Dieu est hors de lui, furieux contre l'humanité qui ne croit plus en lui, qui ne tourne plus rond.« Le visage fermé, le regard sombre, les mains derrière le dos, il faisait les cent pas dans son éternité. »Le ton est donné, la beauté de l'écriture, l'humour, une douce dinguerie encore et toujours, de l'érudition, l'œil qui frise, l'auto dérision et surtout voici 19 ans déjà l'anticipation de la mort, de sa mort. On passe des larmes de rire de douce moquerie ou de réelle vacherie, à celles de tristesse et du chagrin du deuil ; Marie, l'amante perdue, passe telle une ombre bien-aimée tout au long du récit.

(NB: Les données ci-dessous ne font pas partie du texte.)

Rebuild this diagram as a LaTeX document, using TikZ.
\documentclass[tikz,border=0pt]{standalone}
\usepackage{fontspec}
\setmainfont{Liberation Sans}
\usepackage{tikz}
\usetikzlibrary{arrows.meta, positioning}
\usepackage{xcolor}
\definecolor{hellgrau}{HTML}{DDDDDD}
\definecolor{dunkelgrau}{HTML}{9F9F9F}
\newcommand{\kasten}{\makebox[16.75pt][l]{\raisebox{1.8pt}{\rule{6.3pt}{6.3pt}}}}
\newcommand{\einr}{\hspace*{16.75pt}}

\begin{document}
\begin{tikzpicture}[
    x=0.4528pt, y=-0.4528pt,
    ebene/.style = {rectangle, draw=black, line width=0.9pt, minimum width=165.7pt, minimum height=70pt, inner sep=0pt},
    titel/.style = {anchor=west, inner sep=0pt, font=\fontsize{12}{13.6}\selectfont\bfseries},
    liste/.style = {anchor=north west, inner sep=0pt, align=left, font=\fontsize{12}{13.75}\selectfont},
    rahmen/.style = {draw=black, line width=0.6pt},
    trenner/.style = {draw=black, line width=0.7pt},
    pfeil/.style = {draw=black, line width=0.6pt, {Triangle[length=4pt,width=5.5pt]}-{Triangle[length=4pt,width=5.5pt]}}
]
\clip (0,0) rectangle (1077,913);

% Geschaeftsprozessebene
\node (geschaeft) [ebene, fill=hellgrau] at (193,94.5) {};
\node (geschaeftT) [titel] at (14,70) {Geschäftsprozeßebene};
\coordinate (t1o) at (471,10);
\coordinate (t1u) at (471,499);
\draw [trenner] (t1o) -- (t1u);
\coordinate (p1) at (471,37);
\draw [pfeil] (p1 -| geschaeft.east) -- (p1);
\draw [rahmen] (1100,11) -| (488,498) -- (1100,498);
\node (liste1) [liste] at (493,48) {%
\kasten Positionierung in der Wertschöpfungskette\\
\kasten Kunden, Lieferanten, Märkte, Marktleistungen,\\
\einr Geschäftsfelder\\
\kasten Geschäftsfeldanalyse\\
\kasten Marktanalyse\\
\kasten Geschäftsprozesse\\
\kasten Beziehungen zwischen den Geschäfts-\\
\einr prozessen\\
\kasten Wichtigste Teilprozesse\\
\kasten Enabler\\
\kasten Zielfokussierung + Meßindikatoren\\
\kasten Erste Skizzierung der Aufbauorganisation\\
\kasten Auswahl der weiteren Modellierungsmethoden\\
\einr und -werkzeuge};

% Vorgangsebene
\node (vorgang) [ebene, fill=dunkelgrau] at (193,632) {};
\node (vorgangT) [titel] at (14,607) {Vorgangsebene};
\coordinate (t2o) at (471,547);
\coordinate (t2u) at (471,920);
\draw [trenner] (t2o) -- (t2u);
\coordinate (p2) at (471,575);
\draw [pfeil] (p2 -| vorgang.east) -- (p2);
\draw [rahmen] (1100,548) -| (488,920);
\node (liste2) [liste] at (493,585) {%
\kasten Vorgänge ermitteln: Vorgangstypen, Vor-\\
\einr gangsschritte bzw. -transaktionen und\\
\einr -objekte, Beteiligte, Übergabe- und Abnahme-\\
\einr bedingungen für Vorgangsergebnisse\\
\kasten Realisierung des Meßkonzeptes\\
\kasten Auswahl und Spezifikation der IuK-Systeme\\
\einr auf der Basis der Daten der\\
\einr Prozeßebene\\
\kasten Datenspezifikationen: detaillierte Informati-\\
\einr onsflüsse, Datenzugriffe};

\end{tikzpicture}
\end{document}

Donc reprenons : Dieu peste et décide d'abandonner les humains à leur sort, ni plus ni moins ! Il leur a tout donné, et lui gâchaient sa vie. Que deviendraient-ils si plus rien ne marchait normalement dans l'univers ? Dysfonctionnement total, grève générale, la terre ne tournerait plus, le soleil s'éteindrait, etc..... etc.... Avait-il bien fait de les créer, ces enfants ingrats ?


Il fait appeler l'ange Gabriel, le professionnel des messages sur terre, qui doit donc y redescendre pour établir les faits et surtout un rapport afin que Dieu tranche la question.

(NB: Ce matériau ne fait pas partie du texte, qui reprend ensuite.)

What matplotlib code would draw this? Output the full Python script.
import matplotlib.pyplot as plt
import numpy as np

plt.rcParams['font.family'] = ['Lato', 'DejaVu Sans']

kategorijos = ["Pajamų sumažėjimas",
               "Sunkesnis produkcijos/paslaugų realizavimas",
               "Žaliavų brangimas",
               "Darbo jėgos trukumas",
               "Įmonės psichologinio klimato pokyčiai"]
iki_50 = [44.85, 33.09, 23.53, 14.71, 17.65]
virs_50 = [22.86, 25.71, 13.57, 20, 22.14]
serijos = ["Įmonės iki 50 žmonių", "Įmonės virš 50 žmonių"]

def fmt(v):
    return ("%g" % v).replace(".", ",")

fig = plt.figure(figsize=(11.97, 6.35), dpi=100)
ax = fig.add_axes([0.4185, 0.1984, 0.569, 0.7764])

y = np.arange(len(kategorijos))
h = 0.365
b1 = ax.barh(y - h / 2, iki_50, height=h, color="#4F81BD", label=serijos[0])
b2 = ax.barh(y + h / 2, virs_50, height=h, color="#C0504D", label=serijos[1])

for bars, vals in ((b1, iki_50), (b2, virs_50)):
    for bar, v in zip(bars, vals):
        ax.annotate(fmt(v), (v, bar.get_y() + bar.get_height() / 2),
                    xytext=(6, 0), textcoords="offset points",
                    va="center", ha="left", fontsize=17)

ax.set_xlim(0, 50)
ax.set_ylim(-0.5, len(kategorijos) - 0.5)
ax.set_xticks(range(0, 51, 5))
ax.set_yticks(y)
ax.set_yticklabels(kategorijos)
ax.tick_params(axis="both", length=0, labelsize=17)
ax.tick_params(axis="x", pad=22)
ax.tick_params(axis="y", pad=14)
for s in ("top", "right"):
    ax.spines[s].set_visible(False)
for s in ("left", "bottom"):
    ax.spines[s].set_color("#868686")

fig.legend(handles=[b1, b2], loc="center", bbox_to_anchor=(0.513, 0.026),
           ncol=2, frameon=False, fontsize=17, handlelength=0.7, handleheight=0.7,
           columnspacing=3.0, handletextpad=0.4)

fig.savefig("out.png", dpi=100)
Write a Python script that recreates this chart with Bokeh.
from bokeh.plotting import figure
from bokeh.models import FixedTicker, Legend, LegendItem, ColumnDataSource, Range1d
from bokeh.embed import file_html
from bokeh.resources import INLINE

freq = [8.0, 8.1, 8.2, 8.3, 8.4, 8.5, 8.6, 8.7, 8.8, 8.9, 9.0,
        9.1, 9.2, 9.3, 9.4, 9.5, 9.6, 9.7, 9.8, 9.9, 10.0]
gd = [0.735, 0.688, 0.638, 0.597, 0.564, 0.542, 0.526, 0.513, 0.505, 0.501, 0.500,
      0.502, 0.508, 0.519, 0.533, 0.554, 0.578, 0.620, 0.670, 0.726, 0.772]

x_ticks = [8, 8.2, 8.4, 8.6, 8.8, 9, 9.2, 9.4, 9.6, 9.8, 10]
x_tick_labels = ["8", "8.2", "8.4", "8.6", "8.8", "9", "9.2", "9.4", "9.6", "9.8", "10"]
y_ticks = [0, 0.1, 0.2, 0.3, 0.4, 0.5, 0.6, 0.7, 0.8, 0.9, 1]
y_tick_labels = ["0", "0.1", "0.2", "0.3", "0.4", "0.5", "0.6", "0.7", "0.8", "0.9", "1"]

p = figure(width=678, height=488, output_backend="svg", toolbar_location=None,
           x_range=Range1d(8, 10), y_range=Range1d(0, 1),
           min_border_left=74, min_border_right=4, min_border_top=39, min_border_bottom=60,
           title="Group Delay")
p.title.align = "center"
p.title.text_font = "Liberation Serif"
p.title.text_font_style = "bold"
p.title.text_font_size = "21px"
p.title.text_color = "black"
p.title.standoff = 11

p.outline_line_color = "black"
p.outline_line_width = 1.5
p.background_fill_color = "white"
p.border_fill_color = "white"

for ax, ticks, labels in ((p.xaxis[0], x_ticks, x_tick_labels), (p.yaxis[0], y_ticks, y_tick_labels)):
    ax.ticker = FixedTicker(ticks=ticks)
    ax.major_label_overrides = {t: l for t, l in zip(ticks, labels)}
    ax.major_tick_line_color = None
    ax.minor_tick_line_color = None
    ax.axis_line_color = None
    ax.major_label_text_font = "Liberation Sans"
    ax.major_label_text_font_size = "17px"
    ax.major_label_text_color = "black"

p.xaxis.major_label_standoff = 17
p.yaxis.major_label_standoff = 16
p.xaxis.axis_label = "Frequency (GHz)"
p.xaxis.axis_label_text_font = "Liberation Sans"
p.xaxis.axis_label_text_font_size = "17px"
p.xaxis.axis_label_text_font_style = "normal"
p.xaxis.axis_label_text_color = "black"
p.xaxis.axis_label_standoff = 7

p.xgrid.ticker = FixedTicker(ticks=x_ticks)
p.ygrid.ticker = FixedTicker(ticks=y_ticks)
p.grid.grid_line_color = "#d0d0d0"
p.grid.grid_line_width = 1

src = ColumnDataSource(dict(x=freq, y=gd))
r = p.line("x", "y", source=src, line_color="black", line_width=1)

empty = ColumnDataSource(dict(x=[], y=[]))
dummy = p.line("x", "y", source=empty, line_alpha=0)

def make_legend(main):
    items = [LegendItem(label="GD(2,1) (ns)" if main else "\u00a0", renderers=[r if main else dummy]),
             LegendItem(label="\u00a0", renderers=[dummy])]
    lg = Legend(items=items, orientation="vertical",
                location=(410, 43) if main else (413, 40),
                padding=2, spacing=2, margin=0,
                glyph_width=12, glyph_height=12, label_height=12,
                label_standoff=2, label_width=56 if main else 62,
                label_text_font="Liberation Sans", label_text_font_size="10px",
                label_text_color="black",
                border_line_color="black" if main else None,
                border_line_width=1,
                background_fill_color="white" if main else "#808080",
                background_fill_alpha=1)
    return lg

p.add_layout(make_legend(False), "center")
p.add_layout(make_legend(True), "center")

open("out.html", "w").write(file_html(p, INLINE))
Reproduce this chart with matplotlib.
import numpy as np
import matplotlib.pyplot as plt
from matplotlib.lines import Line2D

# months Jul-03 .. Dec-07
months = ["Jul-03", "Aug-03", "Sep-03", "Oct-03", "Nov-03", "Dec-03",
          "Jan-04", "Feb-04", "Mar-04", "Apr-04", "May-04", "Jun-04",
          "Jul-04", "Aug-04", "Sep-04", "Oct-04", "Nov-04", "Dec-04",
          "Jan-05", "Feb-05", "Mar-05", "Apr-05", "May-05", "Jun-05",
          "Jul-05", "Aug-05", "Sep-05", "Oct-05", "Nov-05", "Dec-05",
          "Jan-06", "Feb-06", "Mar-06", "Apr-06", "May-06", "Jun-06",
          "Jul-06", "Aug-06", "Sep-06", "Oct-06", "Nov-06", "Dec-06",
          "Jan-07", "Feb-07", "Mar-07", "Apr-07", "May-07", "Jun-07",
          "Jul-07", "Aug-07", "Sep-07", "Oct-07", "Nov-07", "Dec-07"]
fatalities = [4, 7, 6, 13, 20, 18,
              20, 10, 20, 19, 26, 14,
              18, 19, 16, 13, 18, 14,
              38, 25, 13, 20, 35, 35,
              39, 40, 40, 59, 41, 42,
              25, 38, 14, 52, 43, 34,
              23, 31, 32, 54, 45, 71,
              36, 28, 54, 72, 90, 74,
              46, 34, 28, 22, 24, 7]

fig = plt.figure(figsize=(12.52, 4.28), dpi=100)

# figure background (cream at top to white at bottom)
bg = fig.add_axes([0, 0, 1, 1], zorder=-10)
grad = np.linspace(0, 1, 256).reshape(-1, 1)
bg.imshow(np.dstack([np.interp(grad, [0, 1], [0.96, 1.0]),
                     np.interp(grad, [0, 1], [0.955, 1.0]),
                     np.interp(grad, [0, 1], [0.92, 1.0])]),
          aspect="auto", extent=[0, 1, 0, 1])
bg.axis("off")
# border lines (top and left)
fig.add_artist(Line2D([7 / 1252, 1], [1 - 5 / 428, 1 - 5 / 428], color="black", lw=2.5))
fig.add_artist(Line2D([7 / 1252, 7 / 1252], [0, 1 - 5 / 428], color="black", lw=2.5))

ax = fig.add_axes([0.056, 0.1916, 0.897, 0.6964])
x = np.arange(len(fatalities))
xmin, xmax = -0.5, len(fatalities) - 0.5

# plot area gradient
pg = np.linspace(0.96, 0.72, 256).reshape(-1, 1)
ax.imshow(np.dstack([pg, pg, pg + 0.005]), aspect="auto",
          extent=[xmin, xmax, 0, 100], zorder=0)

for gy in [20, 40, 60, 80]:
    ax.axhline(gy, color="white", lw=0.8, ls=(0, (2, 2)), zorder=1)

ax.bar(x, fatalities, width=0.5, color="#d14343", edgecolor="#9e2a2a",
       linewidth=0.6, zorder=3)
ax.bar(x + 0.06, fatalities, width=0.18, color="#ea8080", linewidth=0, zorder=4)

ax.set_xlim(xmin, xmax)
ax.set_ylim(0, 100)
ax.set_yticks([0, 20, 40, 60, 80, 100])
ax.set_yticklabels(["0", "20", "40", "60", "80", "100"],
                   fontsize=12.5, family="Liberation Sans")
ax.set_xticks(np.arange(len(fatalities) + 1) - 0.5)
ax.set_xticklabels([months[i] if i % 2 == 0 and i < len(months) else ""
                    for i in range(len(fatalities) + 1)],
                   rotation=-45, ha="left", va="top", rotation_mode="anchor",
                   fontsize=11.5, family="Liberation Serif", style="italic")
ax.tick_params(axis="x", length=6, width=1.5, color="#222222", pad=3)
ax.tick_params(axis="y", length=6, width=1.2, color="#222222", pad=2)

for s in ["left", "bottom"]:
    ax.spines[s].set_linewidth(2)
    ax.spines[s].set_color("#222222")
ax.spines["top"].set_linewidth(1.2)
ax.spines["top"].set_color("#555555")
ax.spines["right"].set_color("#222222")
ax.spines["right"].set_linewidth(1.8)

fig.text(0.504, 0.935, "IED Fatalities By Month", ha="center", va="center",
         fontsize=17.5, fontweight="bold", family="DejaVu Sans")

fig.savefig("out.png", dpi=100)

Chez qui atterit-il ? Je vous le donne en mille : chez un Jean d'Ormesson en triste état, déprimé ! Est-ce un bon choix ? À eux deux, ils vont essayer de convaincre l'Éternel que l'humanité vaut le coup d'être sauvée. Pour ce faire, notre académicien va donc raconter sa vie et des moments clefs de l'Histoire universelle.


« Les hommes étaient capables, dans leur orgueil, de mettre fin à la planète où ils s'étaient développés, au choix, selon vos repères et selon vos modes de calcul, depuis quarante mille ans, ou depuis deux cent mille, depuis trois millions ou quatre milliards ou cinq milliards ou quinze milliards d'années. Ils étaient capables de se changer eux-mêmes en autre chose, en monstres, en robots, en créatures de rêve ou de cauchemar, en amas de cadavres ou en génies à la chaîne. Ils étaient capables de tout. Et de défier à eux seuls l'Éternel et ses lois.

- Eh bien, dit Gabriel, nous y voilà. » C'est bien là le noeud du problème.


Ainsi en apprend-on beaucoup sur une certaine France, sur la politique, la presse, le monde de l'édition, sur l'organigramme précis des anges, archanges et autres habitants du ciel, sur l'auteur qui doute toujours ! Comme d'habitude je souris après avoir écouté Jean d'Ormesson avec le regret de son absence. Mais son éternité est toute dans ses livres.

Quatrième de couverture

Ce n'était pas la première fois que les hommes mettaient Dieu hors de lui. Le visage fermé, le regard sombre, les mains derrière le dos, il faisait les cent pas dans son éternité. Il se disait que sa vie serait meilleure sans les hommes. Il leur avait tout donné. Et d'abord l'existence. Il finissait par se demander s'il avait bien fait de les tirer du néant.
La tentation lui venait de les abandonner à eux-mêmes. On verrait bien ce qu'ils deviendraient s'il se refusait tout à coup à soutenir l'univers, si la Terre cessait de tourner, si le Soleil ne les chauffait plus et ne les éclairait plus, si les lois de la physique s'effondraient brutalement, si le temps s'arrêtait.
Il fit appeler l'ange Gabriel, qui lui avait déjà, à plusieurs reprises, servi de messager auprès des hommes.
Gabriel, une nouvelle fois, descendit sur la Terre. Il s'installa chez moi. Et, pour essayer de fléchir l'Éternel, je rédigeai avec lui le rapport qui porte son nom.